The harmful effects of second-hand smoke have been well researched and documented, but what about third-hand smoke? Traces of nicotine linger on clothes, skin and surfaces for hours (or even days) after the smoker has extinguished her cigarette, and they have the potential to harm other people. Studies on third-hand smoke are scarce, but the more resesarch scientists compile, the more evidence points toward the potential problems third-hand smoke might cause or exacerbate, especially among children.
In a 2010 study, researchers found that "nicotine will stick to these surfaces for days and interact with nitrous acid (present when nitrous oxide is emitted by gas appliances) to form carcinogenic tobacco-specific nitrosamines," reports Wired UK. Now, a study following up on that finding investigates the health impacts of those carcinogenic nitrosamines. Researchers exposed random household surfaces (including car interiors) to second-hand smoke for six hours per day over a six month period. Then, they exposed young mice to those surfaces.

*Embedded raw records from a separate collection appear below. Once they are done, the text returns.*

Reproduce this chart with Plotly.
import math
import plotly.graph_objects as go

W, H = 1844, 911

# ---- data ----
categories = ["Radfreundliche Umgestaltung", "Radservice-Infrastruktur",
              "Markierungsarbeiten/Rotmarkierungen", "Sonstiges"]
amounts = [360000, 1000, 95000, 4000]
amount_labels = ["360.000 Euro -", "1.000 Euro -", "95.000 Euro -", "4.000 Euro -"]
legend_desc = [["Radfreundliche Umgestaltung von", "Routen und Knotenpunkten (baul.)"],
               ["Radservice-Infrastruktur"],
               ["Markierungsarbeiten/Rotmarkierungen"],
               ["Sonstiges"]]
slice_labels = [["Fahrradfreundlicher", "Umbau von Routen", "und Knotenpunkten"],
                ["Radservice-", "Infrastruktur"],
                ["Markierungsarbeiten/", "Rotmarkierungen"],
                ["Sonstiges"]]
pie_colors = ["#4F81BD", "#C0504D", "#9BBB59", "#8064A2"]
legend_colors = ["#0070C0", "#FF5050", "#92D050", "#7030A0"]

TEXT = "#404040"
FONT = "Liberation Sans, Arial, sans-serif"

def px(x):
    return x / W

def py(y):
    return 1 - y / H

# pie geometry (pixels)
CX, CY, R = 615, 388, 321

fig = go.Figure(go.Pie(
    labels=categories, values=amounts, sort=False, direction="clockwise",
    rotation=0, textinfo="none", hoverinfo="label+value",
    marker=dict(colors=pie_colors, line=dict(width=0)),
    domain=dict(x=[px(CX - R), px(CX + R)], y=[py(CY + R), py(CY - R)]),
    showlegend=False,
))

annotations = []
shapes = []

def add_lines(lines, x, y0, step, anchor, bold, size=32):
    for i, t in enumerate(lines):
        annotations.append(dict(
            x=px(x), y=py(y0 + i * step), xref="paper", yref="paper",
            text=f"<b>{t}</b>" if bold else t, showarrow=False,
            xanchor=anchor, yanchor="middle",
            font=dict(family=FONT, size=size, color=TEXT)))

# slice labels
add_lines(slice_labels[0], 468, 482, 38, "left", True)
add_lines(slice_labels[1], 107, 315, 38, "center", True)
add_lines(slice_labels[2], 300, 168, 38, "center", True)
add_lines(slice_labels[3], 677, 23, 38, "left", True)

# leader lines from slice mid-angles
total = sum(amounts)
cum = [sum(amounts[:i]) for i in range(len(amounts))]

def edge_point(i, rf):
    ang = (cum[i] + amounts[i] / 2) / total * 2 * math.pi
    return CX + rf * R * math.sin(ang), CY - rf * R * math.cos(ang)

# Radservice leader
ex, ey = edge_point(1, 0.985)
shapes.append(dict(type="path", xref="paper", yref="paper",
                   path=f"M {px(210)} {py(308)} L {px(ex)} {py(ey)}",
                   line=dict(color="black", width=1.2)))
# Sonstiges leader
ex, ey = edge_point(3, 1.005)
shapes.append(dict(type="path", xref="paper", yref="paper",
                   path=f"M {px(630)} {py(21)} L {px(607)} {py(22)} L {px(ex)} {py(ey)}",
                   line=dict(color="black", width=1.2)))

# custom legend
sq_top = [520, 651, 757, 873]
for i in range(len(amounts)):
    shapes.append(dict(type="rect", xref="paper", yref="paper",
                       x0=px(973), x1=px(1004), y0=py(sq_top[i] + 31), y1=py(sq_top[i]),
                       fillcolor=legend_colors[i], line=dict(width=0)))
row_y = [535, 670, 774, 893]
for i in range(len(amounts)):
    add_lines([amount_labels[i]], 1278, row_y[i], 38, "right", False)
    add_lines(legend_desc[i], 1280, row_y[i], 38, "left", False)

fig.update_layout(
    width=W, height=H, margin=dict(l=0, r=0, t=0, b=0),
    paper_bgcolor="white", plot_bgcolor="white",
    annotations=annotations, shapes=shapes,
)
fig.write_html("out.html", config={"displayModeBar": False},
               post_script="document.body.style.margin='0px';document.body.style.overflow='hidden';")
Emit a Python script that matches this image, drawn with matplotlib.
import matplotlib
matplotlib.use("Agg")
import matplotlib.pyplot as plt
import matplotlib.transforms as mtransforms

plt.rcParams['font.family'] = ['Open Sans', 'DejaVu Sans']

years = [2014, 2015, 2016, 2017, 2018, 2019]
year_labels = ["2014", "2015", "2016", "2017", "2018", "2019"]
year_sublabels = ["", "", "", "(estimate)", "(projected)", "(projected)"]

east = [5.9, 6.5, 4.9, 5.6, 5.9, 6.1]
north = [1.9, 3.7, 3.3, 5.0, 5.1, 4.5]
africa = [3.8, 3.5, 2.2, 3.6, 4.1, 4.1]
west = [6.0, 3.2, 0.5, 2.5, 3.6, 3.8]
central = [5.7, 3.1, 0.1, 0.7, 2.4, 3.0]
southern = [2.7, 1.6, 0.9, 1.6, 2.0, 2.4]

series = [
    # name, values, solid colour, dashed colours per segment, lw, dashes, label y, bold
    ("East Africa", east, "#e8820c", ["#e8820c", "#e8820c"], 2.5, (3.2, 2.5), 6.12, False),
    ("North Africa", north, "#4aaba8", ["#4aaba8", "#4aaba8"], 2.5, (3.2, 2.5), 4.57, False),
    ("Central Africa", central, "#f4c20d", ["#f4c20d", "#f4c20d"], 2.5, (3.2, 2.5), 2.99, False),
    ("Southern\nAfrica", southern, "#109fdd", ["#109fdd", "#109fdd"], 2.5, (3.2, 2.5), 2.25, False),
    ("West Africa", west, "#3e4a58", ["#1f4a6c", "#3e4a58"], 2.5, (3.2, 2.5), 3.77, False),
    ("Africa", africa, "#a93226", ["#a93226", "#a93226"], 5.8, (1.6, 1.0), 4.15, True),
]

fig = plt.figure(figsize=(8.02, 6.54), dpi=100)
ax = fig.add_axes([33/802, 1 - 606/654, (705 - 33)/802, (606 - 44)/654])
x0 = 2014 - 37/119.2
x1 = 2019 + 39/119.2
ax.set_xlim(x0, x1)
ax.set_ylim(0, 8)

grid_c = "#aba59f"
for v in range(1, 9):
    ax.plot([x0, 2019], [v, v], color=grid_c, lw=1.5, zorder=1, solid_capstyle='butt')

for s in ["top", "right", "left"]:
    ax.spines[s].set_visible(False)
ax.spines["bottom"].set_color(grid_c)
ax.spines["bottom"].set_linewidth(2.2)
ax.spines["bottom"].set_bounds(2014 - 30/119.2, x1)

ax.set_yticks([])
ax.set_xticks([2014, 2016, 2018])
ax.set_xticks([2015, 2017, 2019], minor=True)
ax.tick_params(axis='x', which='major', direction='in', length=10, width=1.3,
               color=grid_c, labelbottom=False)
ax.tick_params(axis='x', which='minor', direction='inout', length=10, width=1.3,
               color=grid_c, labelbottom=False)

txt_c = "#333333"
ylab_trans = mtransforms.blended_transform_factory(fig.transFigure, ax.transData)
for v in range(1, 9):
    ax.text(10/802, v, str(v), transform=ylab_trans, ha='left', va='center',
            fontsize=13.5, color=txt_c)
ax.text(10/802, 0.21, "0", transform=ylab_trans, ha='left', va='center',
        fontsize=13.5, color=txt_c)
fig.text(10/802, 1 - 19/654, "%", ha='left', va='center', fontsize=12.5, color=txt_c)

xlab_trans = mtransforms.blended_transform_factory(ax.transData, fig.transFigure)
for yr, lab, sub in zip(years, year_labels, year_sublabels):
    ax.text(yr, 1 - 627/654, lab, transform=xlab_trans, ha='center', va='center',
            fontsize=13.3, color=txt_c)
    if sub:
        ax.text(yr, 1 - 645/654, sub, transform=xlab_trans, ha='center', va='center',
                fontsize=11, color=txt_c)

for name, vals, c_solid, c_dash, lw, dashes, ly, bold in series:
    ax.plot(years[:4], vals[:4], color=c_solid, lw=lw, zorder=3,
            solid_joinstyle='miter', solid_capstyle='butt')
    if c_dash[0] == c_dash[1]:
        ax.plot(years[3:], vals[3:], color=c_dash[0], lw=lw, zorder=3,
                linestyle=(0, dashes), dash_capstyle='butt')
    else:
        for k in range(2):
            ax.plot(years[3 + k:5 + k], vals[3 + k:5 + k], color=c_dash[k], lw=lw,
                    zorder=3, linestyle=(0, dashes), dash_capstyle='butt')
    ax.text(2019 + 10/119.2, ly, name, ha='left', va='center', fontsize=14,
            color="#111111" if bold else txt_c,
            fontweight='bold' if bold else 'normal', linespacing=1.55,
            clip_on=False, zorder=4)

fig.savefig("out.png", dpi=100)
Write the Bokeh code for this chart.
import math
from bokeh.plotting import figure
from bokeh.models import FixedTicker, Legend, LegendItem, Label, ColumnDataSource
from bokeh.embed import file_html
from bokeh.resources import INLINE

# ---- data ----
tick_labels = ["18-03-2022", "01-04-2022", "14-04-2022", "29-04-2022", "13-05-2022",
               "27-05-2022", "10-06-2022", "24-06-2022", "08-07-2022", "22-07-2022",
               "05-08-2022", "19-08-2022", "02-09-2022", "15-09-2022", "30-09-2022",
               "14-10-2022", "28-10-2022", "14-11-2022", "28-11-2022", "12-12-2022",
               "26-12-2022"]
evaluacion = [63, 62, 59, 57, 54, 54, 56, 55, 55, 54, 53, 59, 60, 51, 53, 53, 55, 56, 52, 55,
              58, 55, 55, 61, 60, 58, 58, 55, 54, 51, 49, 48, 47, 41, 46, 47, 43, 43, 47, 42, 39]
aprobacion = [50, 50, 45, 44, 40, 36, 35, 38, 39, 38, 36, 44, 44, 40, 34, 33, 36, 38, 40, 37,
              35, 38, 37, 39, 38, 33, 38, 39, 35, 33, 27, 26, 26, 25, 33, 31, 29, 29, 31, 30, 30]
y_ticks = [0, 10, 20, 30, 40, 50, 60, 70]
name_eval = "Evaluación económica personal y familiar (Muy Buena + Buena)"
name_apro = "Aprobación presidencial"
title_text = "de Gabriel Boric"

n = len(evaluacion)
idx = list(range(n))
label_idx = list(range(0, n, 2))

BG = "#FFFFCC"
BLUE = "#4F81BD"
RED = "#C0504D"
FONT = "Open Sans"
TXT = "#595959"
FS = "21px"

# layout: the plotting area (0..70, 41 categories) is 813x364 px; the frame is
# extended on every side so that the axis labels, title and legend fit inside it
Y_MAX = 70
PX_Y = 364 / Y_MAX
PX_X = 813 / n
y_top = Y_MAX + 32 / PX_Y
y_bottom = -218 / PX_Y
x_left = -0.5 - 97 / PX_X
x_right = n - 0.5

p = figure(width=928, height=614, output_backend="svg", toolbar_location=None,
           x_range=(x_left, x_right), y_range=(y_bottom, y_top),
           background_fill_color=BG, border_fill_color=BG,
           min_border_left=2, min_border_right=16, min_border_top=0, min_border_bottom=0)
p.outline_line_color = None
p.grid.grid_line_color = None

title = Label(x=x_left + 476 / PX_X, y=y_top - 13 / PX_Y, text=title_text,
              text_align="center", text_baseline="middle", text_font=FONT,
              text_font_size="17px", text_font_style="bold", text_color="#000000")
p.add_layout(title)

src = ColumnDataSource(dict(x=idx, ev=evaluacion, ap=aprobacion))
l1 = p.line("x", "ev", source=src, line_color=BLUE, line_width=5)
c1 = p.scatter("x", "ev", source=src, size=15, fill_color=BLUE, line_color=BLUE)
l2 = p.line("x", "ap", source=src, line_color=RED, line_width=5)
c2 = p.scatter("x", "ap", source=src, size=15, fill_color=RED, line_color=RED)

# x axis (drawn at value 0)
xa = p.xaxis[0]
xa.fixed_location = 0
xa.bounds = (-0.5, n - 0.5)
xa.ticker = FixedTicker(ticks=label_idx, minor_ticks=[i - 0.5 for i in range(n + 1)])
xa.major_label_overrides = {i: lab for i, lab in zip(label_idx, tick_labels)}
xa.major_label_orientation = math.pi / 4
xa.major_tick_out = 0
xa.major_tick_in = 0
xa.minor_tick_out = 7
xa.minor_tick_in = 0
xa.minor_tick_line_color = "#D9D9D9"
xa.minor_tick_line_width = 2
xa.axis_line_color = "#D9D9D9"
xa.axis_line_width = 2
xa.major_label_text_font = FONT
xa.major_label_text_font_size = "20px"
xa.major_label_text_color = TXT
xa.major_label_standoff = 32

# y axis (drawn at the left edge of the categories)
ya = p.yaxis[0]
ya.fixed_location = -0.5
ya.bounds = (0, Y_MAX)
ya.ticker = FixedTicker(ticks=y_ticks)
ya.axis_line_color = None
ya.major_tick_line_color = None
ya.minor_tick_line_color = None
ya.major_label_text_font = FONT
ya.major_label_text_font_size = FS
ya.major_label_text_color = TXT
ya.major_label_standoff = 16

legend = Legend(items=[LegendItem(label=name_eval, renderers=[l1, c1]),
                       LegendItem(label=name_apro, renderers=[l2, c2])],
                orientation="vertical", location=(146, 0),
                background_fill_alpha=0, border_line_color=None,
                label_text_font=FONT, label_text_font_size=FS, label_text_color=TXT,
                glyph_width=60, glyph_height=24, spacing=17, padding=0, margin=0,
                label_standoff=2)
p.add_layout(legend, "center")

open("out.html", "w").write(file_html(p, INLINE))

Even though the mice's cages were ventilated, the animals exhibited some suspect symptoms. Some of the mice's wounds took longer to heal, Wired reports, while others were hyperactive and anxious. After six months, the mice had increased levels of fat in their liver, putting them at risk for cirrhosis of the liver and cancer, Wired continues.
All of these issues, the study's authors point out, correspond to real-world issues smokers and their children often exhibit. Of course, mouse trials do not definitively prove that third-hand smoke might alter some children's physical and mental health, but the result should concern smokers, who, Wired points out, for the most part are not worried that third-hand smoke will hurt kids.